WHAT IS BEING ASKED:
Word for word, restate every line of the listing that follows.
########
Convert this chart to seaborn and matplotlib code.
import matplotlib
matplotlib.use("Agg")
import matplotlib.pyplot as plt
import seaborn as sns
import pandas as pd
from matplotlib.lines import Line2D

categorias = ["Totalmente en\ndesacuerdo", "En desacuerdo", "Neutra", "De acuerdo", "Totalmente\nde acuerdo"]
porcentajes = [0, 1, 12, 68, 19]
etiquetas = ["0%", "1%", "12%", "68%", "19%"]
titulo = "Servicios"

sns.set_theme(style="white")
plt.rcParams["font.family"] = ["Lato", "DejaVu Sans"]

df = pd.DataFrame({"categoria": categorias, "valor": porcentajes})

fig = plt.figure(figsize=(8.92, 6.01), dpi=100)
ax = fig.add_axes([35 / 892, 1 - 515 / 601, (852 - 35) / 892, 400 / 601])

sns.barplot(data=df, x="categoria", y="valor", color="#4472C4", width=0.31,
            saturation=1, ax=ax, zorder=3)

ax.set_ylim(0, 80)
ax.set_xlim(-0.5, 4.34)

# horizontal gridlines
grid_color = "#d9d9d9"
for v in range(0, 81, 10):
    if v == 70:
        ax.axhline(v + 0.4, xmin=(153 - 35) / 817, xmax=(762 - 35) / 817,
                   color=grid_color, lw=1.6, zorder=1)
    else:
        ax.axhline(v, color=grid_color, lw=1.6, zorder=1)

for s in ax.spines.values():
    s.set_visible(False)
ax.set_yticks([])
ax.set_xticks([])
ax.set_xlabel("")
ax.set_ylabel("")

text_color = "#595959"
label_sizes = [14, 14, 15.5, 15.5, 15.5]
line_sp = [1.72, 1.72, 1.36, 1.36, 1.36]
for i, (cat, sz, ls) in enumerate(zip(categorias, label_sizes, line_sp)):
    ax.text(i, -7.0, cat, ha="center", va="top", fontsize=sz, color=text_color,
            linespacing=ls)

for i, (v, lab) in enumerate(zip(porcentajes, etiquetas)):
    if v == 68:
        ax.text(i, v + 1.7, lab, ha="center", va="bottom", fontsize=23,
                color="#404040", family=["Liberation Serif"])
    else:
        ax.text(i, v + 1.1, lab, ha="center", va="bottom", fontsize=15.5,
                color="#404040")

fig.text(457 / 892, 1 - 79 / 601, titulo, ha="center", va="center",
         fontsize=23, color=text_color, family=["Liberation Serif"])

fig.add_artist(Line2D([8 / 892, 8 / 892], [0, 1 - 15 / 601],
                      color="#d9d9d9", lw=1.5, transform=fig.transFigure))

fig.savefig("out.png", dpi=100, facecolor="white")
########
RESULT OF THIS EXERCISE:
Convert this chart to seaborn and matplotlib code.
import matplotlib
matplotlib.use("Agg")
import matplotlib.pyplot as plt
import seaborn as sns
import pandas as pd
from matplotlib.lines import Line2D

categorias = ["Totalmente en\ndesacuerdo", "En desacuerdo", "Neutra", "De acuerdo", "Totalmente\nde acuerdo"]
porcentajes = [0, 1, 12, 68, 19]
etiquetas = ["0%", "1%", "12%", "68%", "19%"]
titulo = "Servicios"

sns.set_theme(style="white")
plt.rcParams["font.family"] = ["Lato", "DejaVu Sans"]

df = pd.DataFrame({"categoria": categorias, "valor": porcentajes})

fig = plt.figure(figsize=(8.92, 6.01), dpi=100)
ax = fig.add_axes([35 / 892, 1 - 515 / 601, (852 - 35) / 892, 400 / 601])

sns.barplot(data=df, x="categoria", y="valor", color="#4472C4", width=0.31,
            saturation=1, ax=ax, zorder=3)

ax.set_ylim(0, 80)
ax.set_xlim(-0.5, 4.34)

# horizontal gridlines
grid_color = "#d9d9d9"
for v in range(0, 81, 10):
    if v == 70:
        ax.axhline(v + 0.4, xmin=(153 - 35) / 817, xmax=(762 - 35) / 817,
                   color=grid_color, lw=1.6, zorder=1)
    else:
        ax.axhline(v, color=grid_color, lw=1.6, zorder=1)

for s in ax.spines.values():
    s.set_visible(False)
ax.set_yticks([])
ax.set_xticks([])
ax.set_xlabel("")
ax.set_ylabel("")

text_color = "#595959"
label_sizes = [14, 14, 15.5, 15.5, 15.5]
line_sp = [1.72, 1.72, 1.36, 1.36, 1.36]
for i, (cat, sz, ls) in enumerate(zip(categorias, label_sizes, line_sp)):
    ax.text(i, -7.0, cat, ha="center", va="top", fontsize=sz, color=text_color,
            linespacing=ls)

for i, (v, lab) in enumerate(zip(porcentajes, etiquetas)):
    if v == 68:
        ax.text(i, v + 1.7, lab, ha="center", va="bottom", fontsize=23,
                color="#404040", family=["Liberation Serif"])
    else:
        ax.text(i, v + 1.1, lab, ha="center", va="bottom", fontsize=15.5,
                color="#404040")

fig.text(457 / 892, 1 - 79 / 601, titulo, ha="center", va="center",
         fontsize=23, color=text_color, family=["Liberation Serif"])

fig.add_artist(Line2D([8 / 892, 8 / 892], [0, 1 - 15 / 601],
                      color="#d9d9d9", lw=1.5, transform=fig.transFigure))

fig.savefig("out.png", dpi=100, facecolor="white")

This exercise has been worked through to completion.